DA ARQUIBANCADA

Fred Melo Paiva: A SAF do Galo é um ‘case’ para o futuro

Se bem executado, é golpe de mestre. Você quebra e, de quebra, vira ídolo e ganha musculatura como força política

Pode pesquisar: eu cantei a bola, pelo óbvio ululante que o cenário estava a demonstrar. Primeiro vão sucatear, depois vão comprar na baixa – o clássico modelo de privatização da coisa pública pela força da grana que a tudo abocanha.

A nova SAF do Galo, a se confirmar a composição de sua propriedade, é a mais nova atualização da cartilha de compra e venda dos liberais sem nenhum pudor. Ela se inscreverá como “case” a ser estudado no futuro quando se quiser compreender a voracidade e a sagacidade dos operadores do dinheiro farto. Sucateia, bota pra vender – e você mesmo que fez o preço vai lá e compra.

Antes, ao sucatear uma empresa pública de energia elétrica, por exemplo, o pobre do consumidor ficava sem luz – e passava maus bocados até que se apresentasse o salvador da pátria capaz de arrematá-la no leilão. No caso do Galo, redescobriu-se a pólvora: era possível sucatear fazendo um estádio novo e um time campeão.
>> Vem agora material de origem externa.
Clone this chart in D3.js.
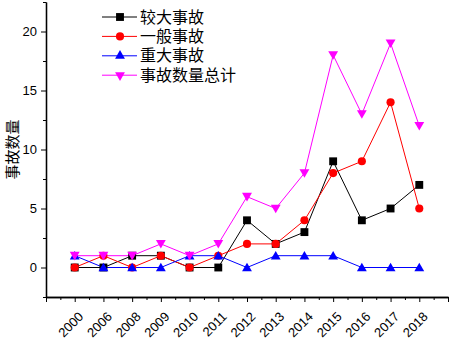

Quando o próprio processo de sucateamento leva a se atingir metas pra lá de vitoriosas, não há ônus pessoal ao sucateador, o que na antiga cartilha talvez servisse de freio e contrapeso ao tamanho da destruição. Agora, pelo contrário, o destruidor pode usufruir das benesses pessoais, sociais e políticas advindas do aniquilamento. Se bem executado, é golpe de mestre. Você quebra e, de quebra, vira ídolo e ganha musculatura como força política, um círculo virtuoso que torna ainda mais viável seu objetivo final.

A nova SAF do Galo, se concretizada, não deixa ponto sem nó. Veja o caso do estádio. Seu terreno seria inviável para o simples loteamento e construção de prédios de apartamentos. Liberar uma área verde daquele tamanho, com nascente de água e pássaros em extinção, só seria possível graças ao interesse social da obra. Tal terreno foi “doado” ao estádio do time da cidade. Concluído, será agora entregue ao doador, ao mesmo tempo o vendedor e o comprador do clube do qual se era tão somente “mecenas”. Se os mecenas de Michelangelo fossem os mecenas do Galo, teriam terminado donos do Vaticano e da Igreja Católica.

O estádio foi vendido ao Conselho Deliberativo como obra assegurada contra quaisquer contratempos que pudessem encarecê-la. Quando encareceu não havia seguro – e nem Conselho, aparelhado que foi. Aproveitou-se para mais uma jogada de mestre: jogou-se a conta no colo do desafeto político, cuja política não era a mais vantajosa para os negócios diversos dos futuros donos do time, também donos, agora, de parte da imprensa. Não há fio que se tenha deixado desencapado nessa história. É um plano perfeito, executado com maestria.

O jornalista Rodrigo Capelo, especialista em finanças de clubes, cunhou a melhor imagem sobre a SAF do Galo. O vendedor sentou-se à mesa com números e papéis. Fez sua propaganda, botou o preço, apresentou a proposta. Tendo terminado a exposição, levantou-se, deu a volta na mesa e sentou-se de novo, agora na condição de comprador: “Eu aceito”. Podia estar no XVideos, de tão obsceno.

É um filme pornográfico em que, ao final, a gente levanta e aplaude, como se fosse uma ópera: “Pelo menos são atleticanos, melhor assim”. De fato. Peter Grave, o Peter Túmulo, sempre me pareceu uma opção um tanto funesta, ainda mais que o sujeito só tinha uma única foto, e era impossível saber se aquilo era o avatar de alguém mais ou apenas a estranha figura do homem de uma foto só.

É melhor aplaudir, ou o que faremos? Torcer para a Fórmula 1? Basquete? Pular do viaduto de cabeça lá embaixo? Melhor que sejam atleticanos! Foi um plano tão perfeito, que eu sou capaz de escrever essa coluna e ao final dizer, de coração: muito obrigado, pessoal, vocês salvaram a pátria.

A bem da verdade, tamanha maestria me faz pensar que não será de todo inesperado se daqui 30 ou 50 anos tivermos nos transformado numa incrível holding internacional. Não haverá mais Flamengo nem Corinthians, mas o Clube de Regatas do Galo e o Sport Clube Atlético Paulista, nossas filiais. “O mineiro vende queijos e possui bancos”, como diz o outro.